Antwoord schriftelijke vragen : Antwoord op vragen van het lid Wassenberg over het gebruik van een verboden landbouwgif in viskwekerijen
Vragen van het lid Wassenberg (PvdD) aan de Minister van Landbouw, Natuur en Voedselkwaliteit over het gebruik van een verboden landbouwgif in viskwekerijen (ingezonden 7 juni 2021).
Antwoord van Minister Schouten (Landbouw, Natuur en Voedselkwaliteit) (ontvangen 13 september
2021). Zie ook Aanhangsel Handelingen, vergaderjaar 2020–2021, nr. 3239.
Vraag 1
Bent u bekend met het bericht «Banned pesticide blamed for killing bees may be approved
for fish farms»?1
Antwoord 1
Ja.
Vraag 2
Kunt u uitsluiten dat imidacloprid wordt gebruikt bij de kweek van vis in Nederland?

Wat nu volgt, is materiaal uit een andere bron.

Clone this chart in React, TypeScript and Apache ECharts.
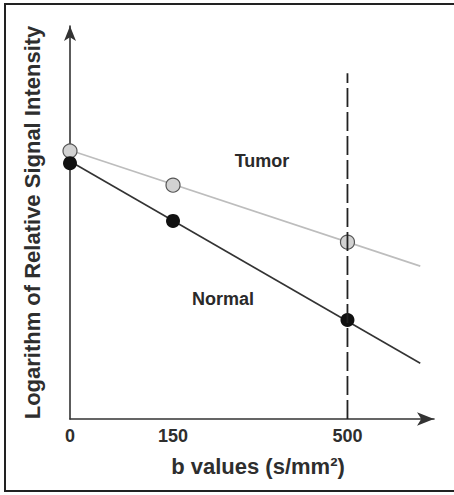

Zo nee, waarom niet? Zo ja, welke andere gifstoffen zijn toegestaan bij de kweek van
vis in Nederland?
Antwoord 2
In Nederland en in de EU is het verboden diergeneesmiddelen te gebruiken bij voedselproducerende
dieren wanneer er geen Maximale Residu Limiet (MRL) is. Recent is voor imidacloprid
een MRL voor vissen vastgesteld (september 2020) en deze is opgenomen in Verordening
(EU) Nr. 37/2010. Echter is in de EU tot op heden geen diergeneesmiddel toegelaten
met imidacloprid. Dat betekent dat imidacloprid als diergeneesmiddel nog steeds niet
is toegestaan om te gebruiken bij vissen. Het gebruik van diergeneesmiddelen met deze
stof uit derde landen is in de EU ook niet toegestaan.
Vraag 3
Beaamt u dat imidacloprid slecht is voor aquatische ecosystemen en daarom zeker niet
gebruikt moet worden bij de kweek van vis in open water? Zo nee, waarom niet?
Antwoord 3
Imidacloprid is toxisch voor aquatische organismen en het gebruik ervan in open water
kan daarom risico’s voor het milieu met zich meebrengen. De mate van toxiciteit is
echter afhankelijk van de concentratie in het water. De concentratie in het water
hangt weer af van de manier van toedienen en de gebruikte dosering. De aanvrager van
de MRL voor imidacloprid in vissen (zie hiervoor ook het antwoord op vraag 4) is ook
een diergeneesmiddel aan het ontwikkelen voor de bestrijding van zeeluizen bij zalmen.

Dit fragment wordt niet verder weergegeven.